Un permis de construire est déposé. Mais la CNT mène une lutte acharnée pour faire capoter le projet. Manifestations, pétitions, contacts avec les élus… L’enclave espagnole résistera finalement, sauvée sous l’ère Delanoë. Mais la situation reste précaire. Il faut payer de lourds arriérés de loyer, et le bâti est en piteux état. « On entretenait comme on pouvait, mais à la longue ça ne pouvait pas durer. Et puis, rien n’était fait aux normes d’aujourd’hui en matière d’accueil de public, de personnes handicapées », reconnaît Nathalie Garcia-Ramos.

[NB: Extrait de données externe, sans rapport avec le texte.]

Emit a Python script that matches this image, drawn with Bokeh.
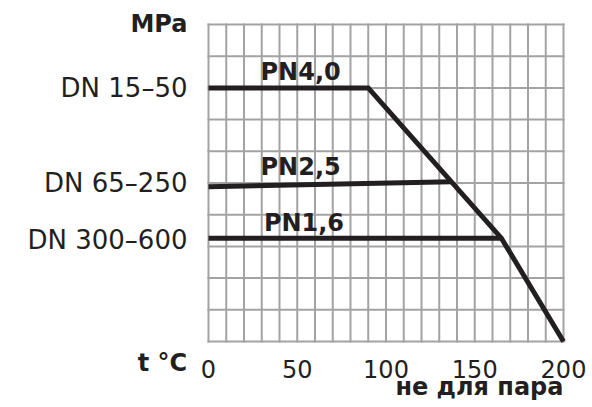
from bokeh.plotting import figure
from bokeh.models import Range1d, Label
from bokeh.embed import file_html
from bokeh.resources import INLINE

# data
main_t = [0, 90, 165, 200]          # PN4,0 limit curve, temperature (°C)
main_p = [4.0, 4.0, 1.63, 0.0]      # MPa
pn25_t = [0, 137]
pn25_p = [2.44, 2.52]
pn16_t = [0, 165]
pn16_p = [1.63, 1.63]

x_ticks = [0, 50, 100, 150, 200]
x_tick_labels = ["0", "50", "100", "150", "200"]
y_ticks = [4.0, 2.5, 1.6]
y_tick_labels = ["DN 15–50", "DN 65–250", "DN 300–600"]
grid_x = [0, 10, 20, 30, 40, 50, 60, 70, 80, 90, 100, 110, 120, 130, 140, 150, 160, 170, 180, 190, 200]
grid_y = [0, 0.5, 1.0, 1.5, 2.0, 2.5, 3.0, 3.5, 4.0, 4.5, 5.0]
t_min, t_max = 0, 200
p_min, p_max = 0, 5.0

pn_names = ["PN4,0", "PN2,5", "PN1,6"]
pn_label_t = [29.3, 29.3, 31.2]
pn_label_p = [4.027, 2.528, 1.650]

INK = "#231f20"
GRID = "#a3a3a3"
FONT = "DejaVu Sans"

# plot area spans px 208..563 horizontally and 24..341 vertically inside a 592x407 canvas
p = figure(width=592, height=407, output_backend="svg", toolbar_location=None,
           x_range=Range1d(-117.18, 216.34), y_range=Range1d(-1.041, 5.379),
           x_axis_location=None, y_axis_location=None,
           min_border=0)
p.grid.visible = False
p.outline_line_color = None
p.background_fill_color = "white"
p.border_fill_color = "white"

# grid
p.segment(x0=grid_x, y0=[p_min] * len(grid_x), x1=grid_x, y1=[p_max] * len(grid_x),
          line_color=GRID, line_width=2, line_cap="square")
p.segment(x0=[t_min] * len(grid_y), y0=grid_y, x1=[t_max] * len(grid_y), y1=grid_y,
          line_color=GRID, line_width=2, line_cap="square")

# curves
p.line(main_t, main_p, line_color=INK, line_width=5, line_join="miter")
p.line(pn25_t, pn25_p, line_color=INK, line_width=5)
p.line(pn16_t, pn16_p, line_color=INK, line_width=5)

# tick labels
p.text(x=x_ticks, y=[p_min] * len(x_ticks), text=x_tick_labels, y_offset=36,
       text_font={"value": FONT}, text_font_size="24px", text_color=INK,
       text_align="center", text_baseline="bottom")
p.text(x=[t_min] * len(y_ticks), y=y_ticks, text=y_tick_labels, x_offset=-21,
       text_font={"value": FONT}, text_font_size="26px", text_color=INK,
       text_align="right", text_baseline="middle")

def bold_label(x, y, s, align="left"):
    p.add_layout(Label(x=x, y=y, text=s, text_font=FONT, text_font_style="bold",
                       text_font_size="24px", text_color=INK, text_align=align,
                       text_baseline="bottom"))

for name, t, pr in zip(pn_names, pn_label_t, pn_label_p):
    bold_label(t, pr, name)

bold_label(-11.83, 4.784, "MPa", "right")
bold_label(-12.0, -0.563, "t °C", "right")
bold_label(t_max, -0.942, "не для пара", "right")

open("out.html", "w").write(file_html(p, INLINE))
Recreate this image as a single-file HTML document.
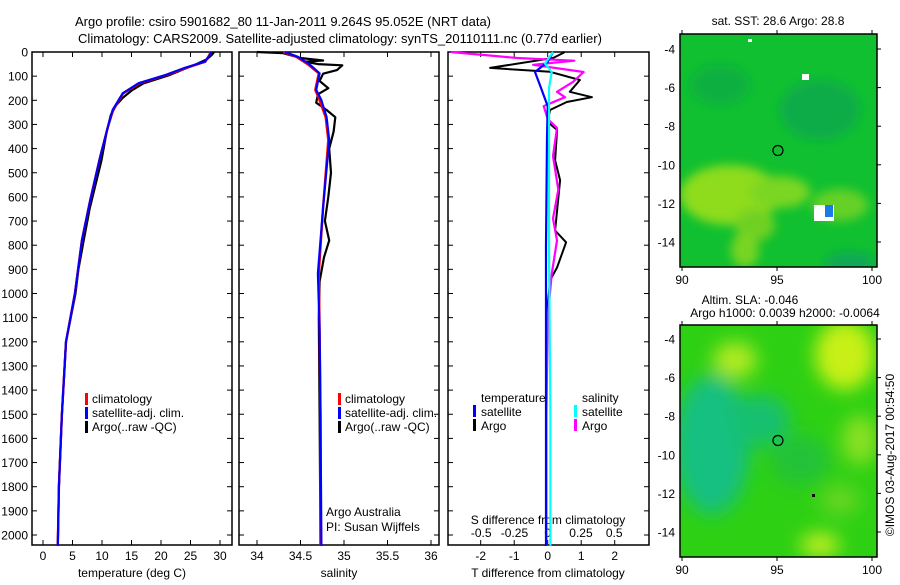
<!DOCTYPE html>
<html><head><meta charset="utf-8">
<style>
html,body{margin:0;padding:0;background:#fff;}
body{width:900px;height:580px;overflow:hidden;font-family:"Liberation Sans",sans-serif;}
svg text{font-family:"Liberation Sans",sans-serif;}
</style></head>
<body>
<svg id="chart" width="900" height="580" viewBox="0 0 900 580" xmlns="http://www.w3.org/2000/svg">
<defs>
<filter id="blur1" x="-20%" y="-20%" width="140%" height="140%"><feGaussianBlur stdDeviation="5"/></filter>
<filter id="blur2" x="-20%" y="-20%" width="140%" height="140%"><feGaussianBlur stdDeviation="9"/></filter>
<clipPath id="clipMap1"><rect x="680" y="34" width="197" height="233"/></clipPath>
<clipPath id="clipMap2"><rect x="680" y="325" width="197" height="232"/></clipPath>
</defs>
<text x="283" y="26" font-size="13" text-anchor="middle">Argo profile: csiro 5901682_80 11-Jan-2011 9.264S 95.052E (NRT data)</text>
<text x="340" y="43" font-size="13" text-anchor="middle">Climatology: CARS2009. Satellite-adjusted climatology: synTS_20110111.nc (0.77d earlier)</text>
<g id="g"></g>
</svg>
<script>
// ---- data ----
const depthTicks=[0,100,200,300,400,500,600,700,800,900,1000,1100,1200,1300,1400,1500,1600,1700,1800,1900,2000];
const tempTicks=[0,5,10,15,20,25,30];
const salTicks=[34,34.5,35,35.5,36];
const tdTicks=[-2,-1,0,1,2];
const sdTicks=[-0.5,-0.25,0,0.25,0.5];
const sdTickLabels=["-0.5","-0.25","0","0.25","0.5"];

const tDepth=[0,12,40,66,95,129,171,240,310,434,614,780,1000,1200,1500,1800,2045];
const tClim=[28.4,28.2,27.5,24.3,21.0,16.4,13.6,11.9,11.0,9.7,8.0,6.6,5.4,3.9,3.2,2.7,2.5];
const tSat=[28.5,28.3,27.4,24.0,20.8,16.2,13.5,11.8,11.0,9.7,8.0,6.6,5.4,3.9,3.2,2.7,2.5];
const tArgoDepth=[0,10,30,50,70,95,130,160,190,220,260,330,450,550,650,780,900,1000,1200,1500,1800,2045];
const tArgo=[29.0,28.7,27.8,26.0,24.0,21.5,17.0,15.0,13.5,12.4,11.5,10.8,9.9,8.9,7.9,6.9,6.0,5.5,3.9,3.2,2.7,2.5];

const sDepth=[0,20,50,88,157,200,270,365,643,917,1153,1500,2045];
const sClim=[34.3,34.45,34.58,34.71,34.67,34.72,34.79,34.82,34.76,34.71,34.72,34.73,34.73];
const sSat=[34.32,34.47,34.6,34.72,34.68,34.74,34.8,34.83,34.76,34.7,34.72,34.73,34.74];
const sArgoDepth=[0,5,15,25,35,40,50,55,75,90,120,150,175,210,240,270,330,400,500,600,700,780,850,950,1100,1500,2045];
const sArgo=[34.0,34.3,34.4,34.5,34.76,34.55,34.7,34.98,34.92,34.76,34.72,34.82,34.7,34.68,34.8,34.9,34.88,34.83,34.85,34.82,34.78,34.83,34.77,34.72,34.71,34.72,34.73];

const dDepthT=[0,4,25,66,82,116,165,187,207,240,290,323,448,531,739,788,892,946,1100,1500,2045];
const dTArgo=[0.5,0.46,0.16,-1.72,0.07,0.96,0.66,1.32,0.57,0.07,0.0,0.28,0.22,0.37,0.22,0.55,0.28,0.07,-0.03,-0.05,-0.05];
const dDepthTs=[0,41,83,138,224,360,800,1500,2045];
const dTSat=[0.16,0.0,-0.38,-0.23,0.0,-0.02,-0.05,-0.05,-0.05];
const dDepthS=[0,25,36,53,83,124,165,187,224,278,315,431,570,690,780,920,1100,1500,2045];
const dSArgo=[-0.73,-0.23,0.2,-0.11,0.27,0.19,0.07,0.13,-0.03,0.0,0.07,0.04,0.08,0.04,0.07,0.03,0.0,-0.01,-0.01];
const dDepthSs=[0,48,83,150,300,800,1500,2045];
const dSSat=[0.04,-0.02,0.03,0.01,0.01,0.01,0.02,0.02];

const lonTicks=[90,95,100];
const latTicks=[-4,-6,-8,-10,-12,-14];

// ---- axes ----
const NS="http://www.w3.org/2000/svg";
const G=document.getElementById('g');
function el(tag,attrs,parent){const e=document.createElementNS(NS,tag);for(const k in attrs)e.setAttribute(k,attrs[k]);(parent||G).appendChild(e);return e;}
const yD=d=>52+d*0.2415;
const PB=545;
const xT=t=>43+t*5.9;
const xS=s=>257+(s-34)*87;
const xTD=v=>547.7+v*33.5;
const xSD=v=>547.7+v*133;

function line(xf,depths,vals,color,w,name){
  const p=el('polyline',{points:depths.map((d,i)=>xf(vals[i]).toFixed(1)+','+yD(d).toFixed(1)).join(' '),fill:'none',stroke:color,'stroke-width':w,'stroke-linejoin':'round'});
  
  
}
function panel(x0,x1,name){
  const r=el('rect',{x:x0,y:52,width:x1-x0,height:PB-52,fill:'#fff',stroke:'#000','stroke-width':1.5});
  
  
  depthTicks.forEach(d=>{
    el('line',{x1:x0,x2:x0+5,y1:yD(d),y2:yD(d),stroke:'#000'});
    el('line',{x1:x1-5,x2:x1,y1:yD(d),y2:yD(d),stroke:'#000'});
  });
}
function xticks(vals,xf,labels,ylab){
  vals.forEach((v,i)=>{
    el('line',{x1:xf(v),x2:xf(v),y1:52,y2:57,stroke:'#000'});
    el('line',{x1:xf(v),x2:xf(v),y1:PB-5,y2:PB,stroke:'#000'});
    if(labels){const t=el('text',{x:xf(v),y:ylab,'font-size':12,'text-anchor':'middle'});t.textContent=labels[i];
      
      }
  });
}
function txt(x,y,s,name,opts){const t=el('text',Object.assign({x:x,y:y,'font-size':12},opts||{}));t.textContent=s;
  
  return t;}
function mark(x,y,color){el('rect',{x:x,y:y-6,width:3,height:12,fill:color});}

depthTicks.forEach(d=>{txt(28,yD(d)+4.5,String(d),'y-tick-label',{'text-anchor':'end'});});

// panel 1
panel(32,232,'temperature-panel');
xticks(tempTicks,xT,tempTicks.map(String),560);
txt(132,577,'temperature (deg C)','x-axis-title-temperature',{'text-anchor':'middle'});
line(xT,tArgoDepth,tArgo,'#000',2.2,'temp-argo-line');
line(xT,tDepth,tClim,'#f00',2.4,'temp-clim-line');
line(xT,tDepth,tSat,'#00f',2.2,'temp-sat-line');
mark(85,399,'#f00');txt(92,403,'climatology','legend-climatology');
mark(85,413,'#00f');txt(92,417,'satellite-adj. clim.','legend-satellite');
mark(85,427,'#000');txt(92,431,'Argo(..raw -QC)','legend-argo');

// panel 2
panel(239,439,'salinity-panel');
xticks(salTicks,xS,salTicks.map(String),560);
txt(339,577,'salinity','x-axis-title-salinity',{'text-anchor':'middle'});
line(xS,sArgoDepth,sArgo,'#000',2.2,'sal-argo-line');
line(xS,sDepth,sClim,'#f00',2.4,'sal-clim-line');
line(xS,sDepth,sSat,'#00f',2.2,'sal-sat-line');
mark(338,399,'#f00');txt(345,403,'climatology','legend-climatology-2');
mark(338,413,'#00f');txt(345,417,'satellite-adj. clim.','legend-satellite-2');
mark(338,427,'#000');txt(345,431,'Argo(..raw -QC)','legend-argo-2');
txt(326,516,'Argo Australia','credit-argo-australia');
txt(326,531,'PI: Susan Wijffels','credit-pi');

// panel 3
panel(448,649,'difference-panel');
xticks(tdTicks,xTD,tdTicks.map(String),560);
sdTicks.forEach((v,i)=>{txt(xSD(v),537,sdTickLabels[i],'s-diff-tick-label',{'text-anchor':'middle'});});
txt(548,524,'S difference from climatology','s-diff-axis-title',{'text-anchor':'middle'});
txt(548,577,'T difference from climatology','t-diff-axis-title',{'text-anchor':'middle'});
line(xTD,dDepthT,dTArgo,'#000',2,'tdiff-argo-line');
line(xSD,dDepthS,dSArgo,'#f0f',2.2,'sdiff-argo-line');
line(xTD,dDepthTs,dTSat,'#00f',2.2,'tdiff-sat-line');
line(xSD,dDepthSs,dSSat,'#0ff',2.2,'sdiff-sat-line');
txt(481,402,'temperature','legend-temperature-header');
mark(473,411,'#00f');txt(481,416,'satellite','legend-t-satellite');
mark(473,425,'#000');txt(481,430,'Argo','legend-t-argo');
txt(582,402,'salinity','legend-salinity-header');
mark(574,411,'#0ff');txt(582,416,'satellite','legend-s-satellite');
mark(574,425,'#f0f');txt(582,430,'Argo','legend-s-argo');

// ---- maps ----
const xL=lon=>682+(lon-90)*19;
function mapAxes(top,bot,latY,name){
  const r=el('rect',{x:680,y:top,width:197,height:bot-top,fill:'none',stroke:'#000','stroke-width':1.5});
  
  
  lonTicks.forEach(l=>{el('line',{x1:xL(l),x2:xL(l),y1:bot,y2:bot+4,stroke:'#000'});el('line',{x1:xL(l),x2:xL(l),y1:top-4,y2:top,stroke:'#000'});
    txt(xL(l),bot+17,String(l),'map-lon-label',{'text-anchor':'middle'});});
  latTicks.forEach(l=>{const y=latY(l);el('line',{x1:877,x2:881,y1:y,y2:y,stroke:'#000'});
    txt(675,y+4.5,String(l),'map-lat-label',{'text-anchor':'end'});});
}
const yM1=lat=>49+(-4-lat)*19.3;
const yM2=lat=>339+(-4-lat)*19.3;
// map1 SST
const m1=el('g',{'clip-path':'url(#clipMap1)'});
el('rect',{x:680,y:34,width:197,height:233,fill:'#10c030'},m1);
const b1=el('g',{filter:'url(#blur1)'},m1);
el('ellipse',{cx:730,cy:195,rx:50,ry:30,fill:'#8edc1c'},b1);
el('ellipse',{cx:780,cy:192,rx:30,ry:16,fill:'#7ad622'},b1);
el('ellipse',{cx:840,cy:205,rx:28,ry:16,fill:'#66d026'},b1);
el('ellipse',{cx:755,cy:225,rx:20,ry:16,fill:'#70d024'},b1);
el('ellipse',{cx:745,cy:250,rx:14,ry:18,fill:'#78d424'},b1);
el('ellipse',{cx:820,cy:110,rx:40,ry:30,fill:'#0aac48'},b1);
el('ellipse',{cx:720,cy:85,rx:30,ry:20,fill:'#0eb040'},b1);
el('ellipse',{cx:850,cy:262,rx:25,ry:10,fill:'#08a858'},b1);
el('rect',{x:748,y:39,width:4,height:3,fill:'#fff'},m1);
el('rect',{x:802,y:74,width:7,height:6,fill:'#fff'},m1);
el('rect',{x:814,y:205,width:20,height:16,fill:'#fff'},m1);
el('rect',{x:825,y:205,width:8,height:12,fill:'#1a7ae8'},m1);
mapAxes(34,267,yM1,'sst-map');
el('circle',{cx:xL(95.05),cy:yM1(-9.26),r:5,fill:'none',stroke:'#000','stroke-width':1.2});
txt(778,25,'sat. SST: 28.6 Argo: 28.8','sst-map-title',{'text-anchor':'middle'});
// map2 SLA
const m2=el('g',{'clip-path':'url(#clipMap2)'});
el('rect',{x:680,y:325,width:197,height:232,fill:'#2ed014'},m2);
const b2=el('g',{filter:'url(#blur2)'},m2);
el('ellipse',{cx:712,cy:445,rx:38,ry:70,fill:'#12c080'},b2);
el('ellipse',{cx:760,cy:420,rx:30,ry:25,fill:'#14c070'},b2);
el('ellipse',{cx:845,cy:355,rx:30,ry:35,fill:'#c8f018'},b2);
el('ellipse',{cx:735,cy:360,rx:22,ry:18,fill:'#b0ea22'},b2);
el('ellipse',{cx:860,cy:440,rx:18,ry:25,fill:'#88e020'},b2);
el('ellipse',{cx:820,cy:545,rx:20,ry:12,fill:'#c0ee20'},b2);
el('ellipse',{cx:840,cy:500,rx:20,ry:15,fill:'#66d624'},b2);
el('ellipse',{cx:800,cy:460,rx:30,ry:25,fill:'#22c238'},b2);
mapAxes(325,557,yM2,'sla-map');
el('circle',{cx:xL(95.05),cy:yM2(-9.26),r:5,fill:'none',stroke:'#000','stroke-width':1.2});
el('rect',{x:812,y:494,width:3,height:3,fill:'#000'});
txt(750,304,'Altim. SLA: -0.046','sla-map-title',{'text-anchor':'middle'});
txt(785,317,'Argo h1000: 0.0039 h2000: -0.0064','sla-map-subtitle',{'text-anchor':'middle'});
txt(0,0,'©IMOS 03-Aug-2017 00:54:50','timestamp-credit',{'text-anchor':'middle',transform:'translate(894,455) rotate(-90)'});
</script>
</body></html>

Une restauration dans l’esprit d’origine

Sous le mandat d’Anne Hidalgo, un nouveau tournant s’amorce. « Elle nous a tout de suite bien aimés, elle qui est née à San-Fernando, un berceau du flamenco », se souvient Jérémie Sieffert. La mairie donne son feu vert pour financer les travaux. Les différents occupants se réunissent sous une association commune, Les Pas Sages, et montent un projet, en collaboration avec l’association du 24 août 1944.

Il prévoit la rénovation des espaces : isolation, remise aux normes, création de nouveaux espaces… Le 33 renouvelé restera dans l’esprit d’origine. Il accueillera deux salles polyvalentes, une salle de danse, une miellerie toute équipée, et, nouveauté, un espace mémoriel dédié à l’Espagne républicaine et antifasciste. « On veut transmettre la mémoire de la Nueve pour la mêler à l’histoire de Paris et celle de France. Ce sera un espace pour mettre en lumière l’action des exilés en France, qu’ils soient socialistes, communistes, anarchistes », décrit Aimable Marcellan.

Le chantier, complexe en raison de l’étroitesse des lieux, est prévu pour durer a priori jusqu’à septembre 2026. Les travaux sont estimés à plus d’1 million d’euros. En attendant, l’association a été délocalisée dans une ancienne école de communication du 11e arrondissement, mise à disposition par la Ville. Mais rien n’est plus pareil loin de la rue des Vignoles, avoue Nathalie Garcia-Ramos. « On a hâte de retrouver notre passage. Cet endroit, il a une âme ».